Just call me Smurfette

I know I’ve said it before, but how many times do I have to reiterate my stance on having children before I turn blue in the face?!? I can’t seem to go two days without having some discussion about it or being pelted with baby-this or baby-that. Egad!

On Saturday, I needed to run out to Babies ‘R Us to buy a friend a gift for her shower on Sunday. The modern hipster-chick would have ordered something from the online registry weeks in advance, but I was lazy and waited till the day before the event to venture out for a gift. Being in that store felt like being thrown to the wolves — like some stupid sitcom where the writers put the heroine in a paradoxical situation that results in wacky hijynx. Those kinds of shows always piss me off because they are moronic and predictable, so I turn them off.

So, there I found myself: alone, among receiving blankets and binkies, diapers and desitin. I was utterly overwhelmed and extremely uncomfortable. I grabbed the first thing I could find on the 13-page registry (a jungle-themed, musical crib mobile), and high-tailed it out of there. Normally, I would have picked out a thoughtful, heart-felt gift, but I wasn’t in the mood for leisurely browsing. I can’t remember a time in my life where I felt more estranged and uneasy except, perhaps, when I went away to college for the first time.

Fast forward to Sunday. I’m at the shower, surrounded by coo-ing women. I was already a little miffed that the shower fare consisted of nothing but unadulterated carbohydrates: chocolate chip cookies sandwiched together with peanut butter and dipped in chocolate, mini cheesecakes, brownies, biscotti, three different layer cakes each in a different flavor, chocolate mousse, lemon poppyseed cake, and a thousand other sugar-treats — no cheese, no pepperoni, no vegetables, and not a drop of diet soda! Even the ice cubes were made of fruit juice. There was enough sugar to send all 20 women into diabetic shock.

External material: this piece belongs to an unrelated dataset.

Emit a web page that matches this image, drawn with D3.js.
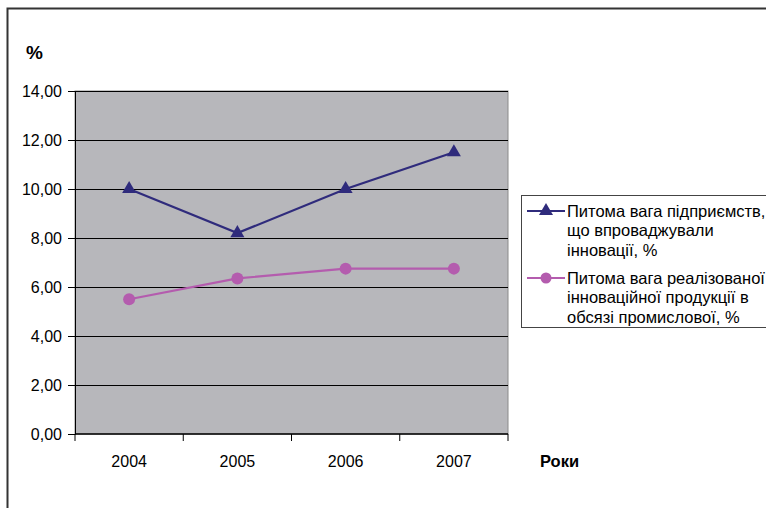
<!DOCTYPE html>
<html>
<head>
<meta charset="utf-8">
<script src="https://cdn.jsdelivr.net/npm/d3@7"></script>
<style>
  body { margin: 0; background: #fff; }
  svg { display: block; font-family: "Liberation Sans", Arial, sans-serif; }
</style>
</head>
<body>
<div id="chart"></div>
<script>
const years = ["2004", "2005", "2006", "2007"];
const share_enterprises = [10.0, 8.2, 10.0, 11.5];
const share_products = [5.5, 6.35, 6.75, 6.75];
const yTicks = [0, 2, 4, 6, 8, 10, 12, 14];
const legendLabels = [
  ["Питома вага підприємств,", "що впроваджували", "інновації, %"],
  ["Питома вага реалізованої", "інноваційної продукції в", "обсязі промислової, %"]
];

const W = 766, H = 508;
const plot = { left: 75, right: 508, top: 91, bottom: 434 };

const svg = d3.select("#chart").append("svg")
  .attr("width", W).attr("height", H);

// outer frame
svg.append("path")
  .attr("d", `M7.5,${H + 5} V8.5 H${W + 5}`)
  .attr("fill", "none").attr("stroke", "#333").attr("stroke-width", 2);

const x = d3.scaleBand().domain(years).range([plot.left, plot.right]);
const y = d3.scaleLinear().domain([0, 14]).range([plot.bottom, plot.top]);

// plot background
svg.append("rect")
  .attr("x", plot.left).attr("y", plot.top)
  .attr("width", plot.right - plot.left).attr("height", plot.bottom - plot.top)
  .attr("fill", "#b7b7bb").attr("stroke", "#8a8a8a").attr("stroke-width", 1);

// gridlines
svg.append("g").selectAll("line").data(yTicks.filter(d => d > 0)).join("line")
  .attr("x1", plot.left).attr("x2", plot.right)
  .attr("y1", d => Math.round(y(d)) + 0.5).attr("y2", d => Math.round(y(d)) + 0.5)
  .attr("stroke", "#000").attr("stroke-width", 1);

// y axis
const yAxis = svg.append("g")
  .attr("transform", `translate(${plot.left},0)`)
  .call(d3.axisLeft(y).tickValues(yTicks).tickSize(7).tickPadding(6)
    .tickFormat(d => d3.format(".2f")(d).replace(".", ",")));
yAxis.select(".domain").attr("stroke", "#000");
yAxis.selectAll("text").attr("font-size", 16).attr("fill", "#000")
  .attr("font-family", "Liberation Sans, Arial, sans-serif");

// x axis
const xTickPos = years.map(d => x(d)).concat([plot.right]);
const xAxis = svg.append("g").attr("transform", `translate(0,${plot.bottom})`);
xAxis.append("line").attr("x1", plot.left).attr("x2", plot.right)
  .attr("stroke", "#000").attr("stroke-width", 1.5);
xAxis.selectAll(".tk").data(xTickPos).join("line").attr("class", "tk")
  .attr("x1", d => d).attr("x2", d => d).attr("y1", 0).attr("y2", 7)
  .attr("stroke", "#000");
xAxis.selectAll("text").data(years).join("text")
  .attr("x", d => x(d) + x.bandwidth() / 2).attr("y", 33)
  .attr("text-anchor", "middle").attr("font-size", 16).text(d => d);

// axis titles
svg.append("text").attr("x", 26).attr("y", 59)
  .attr("font-size", 19).attr("font-weight", "bold").text("%");
svg.append("text").attr("x", 540).attr("y", 467)
  .attr("font-size", 16.5).attr("font-weight", "bold").text("Роки");

const cx = d => x(d) + x.bandwidth() / 2;
const line = d3.line().x((d, i) => cx(years[i])).y(d => y(d));

const navy = "#2f2b7c", pink = "#b45cae";
const tri = d3.symbol().type(d3.symbolTriangle).size(85);

svg.append("path").datum(share_enterprises)
  .attr("d", line).attr("fill", "none").attr("stroke", navy).attr("stroke-width", 2.2);
svg.selectAll(".m1").data(share_enterprises).join("path").attr("class", "m1")
  .attr("transform", (d, i) => `translate(${cx(years[i])},${y(d)})`)
  .attr("d", tri).attr("fill", navy);

svg.append("path").datum(share_products)
  .attr("d", line).attr("fill", "none").attr("stroke", pink).attr("stroke-width", 2.2);
svg.selectAll(".m2").data(share_products).join("circle").attr("class", "m2")
  .attr("cx", (d, i) => cx(years[i])).attr("cy", d => y(d)).attr("r", 6)
  .attr("fill", pink);

// legend
const lg = svg.append("g");
lg.append("rect").attr("x", 521.5).attr("y", 195.5).attr("width", 260).attr("height", 132)
  .attr("fill", "#fff").attr("stroke", "#444").attr("stroke-width", 1);
const items = [
  { color: navy, marker: "tri", y0: 211 },
  { color: pink, marker: "circle", y0: 278 }
];
items.forEach((it, k) => {
  lg.append("line").attr("x1", 527).attr("x2", 565).attr("y1", it.y0).attr("y2", it.y0)
    .attr("stroke", it.color).attr("stroke-width", 2.2);
  if (it.marker === "tri") {
    lg.append("path").attr("transform", `translate(546,${it.y0})`).attr("d", tri).attr("fill", it.color);
  } else {
    lg.append("circle").attr("cx", 546).attr("cy", it.y0).attr("r", 5.5).attr("fill", it.color);
  }
  legendLabels[k].forEach((t, j) => {
    lg.append("text").attr("x", 567).attr("y", it.y0 + 6 + j * 19.3)
      .attr("font-size", 16.5).text(t);
  });
});
</script>
</body>
</html>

Sorry, back to the point. While there, I fielded several questions from enthusiastic mothers asking me when Mike and I would start having kids. “Oh, you’d make great parents,” or “you’re young, you have plenty of time yet,” and “I’m so glad I had them while I was still young.” There was even someone who misheard part of a conversation I was having and butted in, “Oh that’s great! You’re pregnant too?” To quote Susan Powter, let’s stop the insanity, people!!! We will have kids when we’re good and ready, so lay off! In the mean time, for everyone who asks, we’ll add another year to our selfish, child-free life.